27Zu Recht hat das Arbeitsgericht darauf hingewiesen, dass der Sachvortrag des Klägers in keinster Weise diesen Anforderungen gerecht wird. Der Kläger hat sich auf einen Tarifvertrag berufen, ohne dass auch nur ansatzweise erkennbar ist, aufgrund welcher Umstände er für die von ihm geltend gemachte Berechnung zugrunde zu legen ist, zumal die Beklagte den Sachvortrag des Klägers insoweit bestritten hatte. Der Kläger war als Lagerarbeiter beschäftigt. Bei welcher Firma er eingesetzt war (Geschäftszweck?), ob in dieser Firma ein Tarifvertrag galt bzw. ob und in welcher Höhe vergleichbare Arbeitnehmer beschäftigt wurden, die eine höhere Vergütung bekamen, ist in keinster Weise dargetan.
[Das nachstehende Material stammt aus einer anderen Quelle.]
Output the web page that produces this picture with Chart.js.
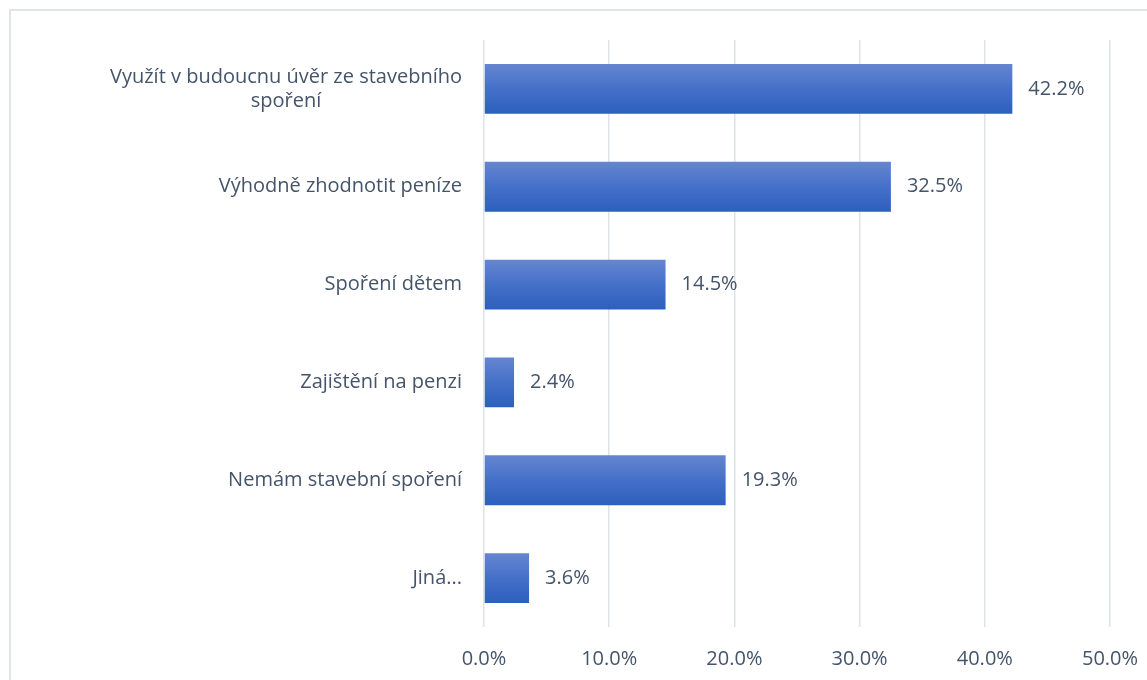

28Erst wenn hinreichend vorgetragen ist und gegebenenfalls nach Durchführung einer Beweisaufnahme feststeht, ob und in welcher Höhe der Kläger unter dem Gesichtspunkt des "Equal Pay" eine Benachteiligung erfahren haben könnte, kommt es auf die Tariffähigkeit der CGZP an und eine Aussetzung des Verfahrens im Hinblick auf § 97 Abs. 5 ArbGG in Betracht.
29Bis zur Klärung dieses Sachverhalts ist dem Verfahren Fortgang zu geben. Das Arbeitsgericht hat deshalb den Aussetzungsantrag der Beklagten zu Recht zurückgewiesen.
30III.
31Eine Kostenentscheidung war nicht zu treffen. Die durch das Beschwerdeverfahren entstandenen Kosten sind Teil der Prozesskosten und gegebenenfalls bei der Hauptsacheentscheidung zu berücksichtigen. Der Beschwerdewert wurde auf einen Bruchteil der Hauptforderung festgesetzt und ist mit 1.000,00 € bewertet worden.
32R E C H T S M I T T E L B E L E H R U N G :
33Gegen diesen Beschluss ist ein Rechtsmittel nicht gegeben. Für die Zulassung der Rechtsbeschwerde bestand keine Veranlassung.